Around five years after its founding, the pieces appear to be falling into place for HyperloopTT, one of the ambitious startups vying to get a futuristic hyperloop transport system up and running. The company has just welcomed its first full-scale passenger capsule to its dedicated test facility in France, with the CEO indicating that the first commercial customers could hop aboard as early as 2022.
HyperloopTT and rival startup Virgin Hyperloop One have teamed up with authorities all around the world to conduct an almost countless number of feasibility studies, but there seems to be particular attention paid to the Middle East. Here, HyperloopTT has plans for a 10-km (6.2 mi) hyperloop system in Abu Dhabi, with an extension connecting the Emirati capital to Dubai and onward to Riyadh in Saudi Arabia, almost 1,000 km (621 mi) away.

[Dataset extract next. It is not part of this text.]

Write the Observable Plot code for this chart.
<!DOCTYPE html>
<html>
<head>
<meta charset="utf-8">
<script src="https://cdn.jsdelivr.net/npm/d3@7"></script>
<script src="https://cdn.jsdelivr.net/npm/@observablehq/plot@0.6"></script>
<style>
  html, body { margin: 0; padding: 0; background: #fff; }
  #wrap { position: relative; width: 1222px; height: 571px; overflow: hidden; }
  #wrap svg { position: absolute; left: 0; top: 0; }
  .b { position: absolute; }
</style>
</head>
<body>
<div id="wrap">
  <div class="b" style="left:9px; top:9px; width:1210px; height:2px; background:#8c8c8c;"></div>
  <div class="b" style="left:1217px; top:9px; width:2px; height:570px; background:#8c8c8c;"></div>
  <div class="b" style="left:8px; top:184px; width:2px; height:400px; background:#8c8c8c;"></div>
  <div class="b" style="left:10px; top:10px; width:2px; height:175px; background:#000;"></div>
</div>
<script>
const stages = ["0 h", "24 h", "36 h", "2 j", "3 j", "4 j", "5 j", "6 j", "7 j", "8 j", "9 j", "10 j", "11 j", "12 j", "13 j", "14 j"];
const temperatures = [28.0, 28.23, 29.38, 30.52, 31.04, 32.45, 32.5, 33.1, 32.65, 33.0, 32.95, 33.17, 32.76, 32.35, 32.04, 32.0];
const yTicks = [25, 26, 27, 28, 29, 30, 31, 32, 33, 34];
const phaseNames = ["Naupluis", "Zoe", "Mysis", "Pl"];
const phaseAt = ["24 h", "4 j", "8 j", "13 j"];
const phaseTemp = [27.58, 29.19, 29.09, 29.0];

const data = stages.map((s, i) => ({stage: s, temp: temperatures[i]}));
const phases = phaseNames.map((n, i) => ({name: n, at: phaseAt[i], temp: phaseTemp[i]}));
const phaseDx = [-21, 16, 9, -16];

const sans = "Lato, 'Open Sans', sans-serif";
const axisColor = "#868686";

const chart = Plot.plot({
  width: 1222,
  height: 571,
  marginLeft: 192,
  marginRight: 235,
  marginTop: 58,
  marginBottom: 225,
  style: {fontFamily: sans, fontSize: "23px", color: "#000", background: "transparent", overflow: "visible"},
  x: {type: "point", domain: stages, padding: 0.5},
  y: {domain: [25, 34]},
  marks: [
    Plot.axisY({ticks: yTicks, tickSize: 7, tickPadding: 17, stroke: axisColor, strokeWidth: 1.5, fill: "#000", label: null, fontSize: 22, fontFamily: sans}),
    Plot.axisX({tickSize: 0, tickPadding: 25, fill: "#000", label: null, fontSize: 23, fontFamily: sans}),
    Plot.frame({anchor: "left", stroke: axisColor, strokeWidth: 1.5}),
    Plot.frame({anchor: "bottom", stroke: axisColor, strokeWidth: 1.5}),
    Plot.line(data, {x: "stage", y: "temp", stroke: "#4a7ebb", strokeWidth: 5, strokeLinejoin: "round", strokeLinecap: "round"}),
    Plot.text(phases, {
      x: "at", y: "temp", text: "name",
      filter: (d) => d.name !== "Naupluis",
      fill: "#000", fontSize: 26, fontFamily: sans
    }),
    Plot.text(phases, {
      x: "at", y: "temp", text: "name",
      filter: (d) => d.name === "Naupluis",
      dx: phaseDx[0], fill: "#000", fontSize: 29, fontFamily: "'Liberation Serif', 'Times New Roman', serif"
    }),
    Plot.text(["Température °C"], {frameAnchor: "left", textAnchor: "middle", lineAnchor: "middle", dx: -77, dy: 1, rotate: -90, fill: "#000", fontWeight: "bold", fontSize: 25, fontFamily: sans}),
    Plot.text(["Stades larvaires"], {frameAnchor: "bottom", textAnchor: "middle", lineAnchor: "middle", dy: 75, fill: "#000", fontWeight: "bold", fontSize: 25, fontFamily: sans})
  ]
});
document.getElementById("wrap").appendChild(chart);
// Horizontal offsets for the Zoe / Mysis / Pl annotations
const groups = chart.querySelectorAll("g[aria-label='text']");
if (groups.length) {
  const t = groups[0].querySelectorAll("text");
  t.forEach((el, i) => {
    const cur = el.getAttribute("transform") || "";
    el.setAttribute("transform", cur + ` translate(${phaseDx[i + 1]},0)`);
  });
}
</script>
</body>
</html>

A fully developed Hyperloop system would shuttle passengers and cargo through near-vacuum tubes inside magnetically levitated pods at around the speed of sound. Given that neither HyperloopTT nor Virgin Hyperloop One has demonstrated systems operating at even close to these speeds, or in the case of the former a system successfully operating at all, it’s worth treating any timelines they’re trumpeting with caution.

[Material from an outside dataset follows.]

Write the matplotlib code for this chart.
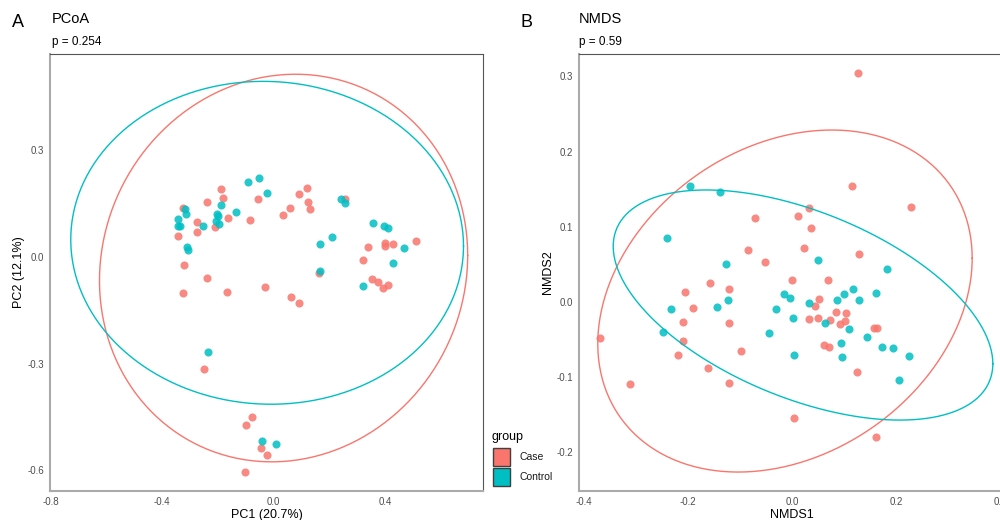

But in the last eight months or so, HyperloopTT has started to make tangible progress. In April last year it began work on a test facility in Toulouse, France, to host its first full-scale hyperloop system, and then in October it unveiled its first full-scale passenger pod in Spain.
The two have now become acquainted with one another, with the so called Quintero One pod completing the 1,500-km (930-mi) journey on the back of a truck between southern Spain and Toulouse. The company says “final tests are now underway,” though what that means exactly isn’t entirely clear.
Quintero One is made from a composite material developed in-house called Vibranium, inspired by the fictitious super-metal of the same name from the Marvel Comics. With a total length of 32 m (105 ft), the pod is said to have an internal cabin length of 15 m (50 ft) and a total weight of five tons (11,000 lb).
The company said last year when revealing the capsule that it would be fully optimized and ready for passengers in 2019. And in an interview withCNBC this week, CEO Dirk Ahlborn said he expects the first commercial lines to open in 2022, but that rides may become possible much earlier for folks willing to sign a waiver.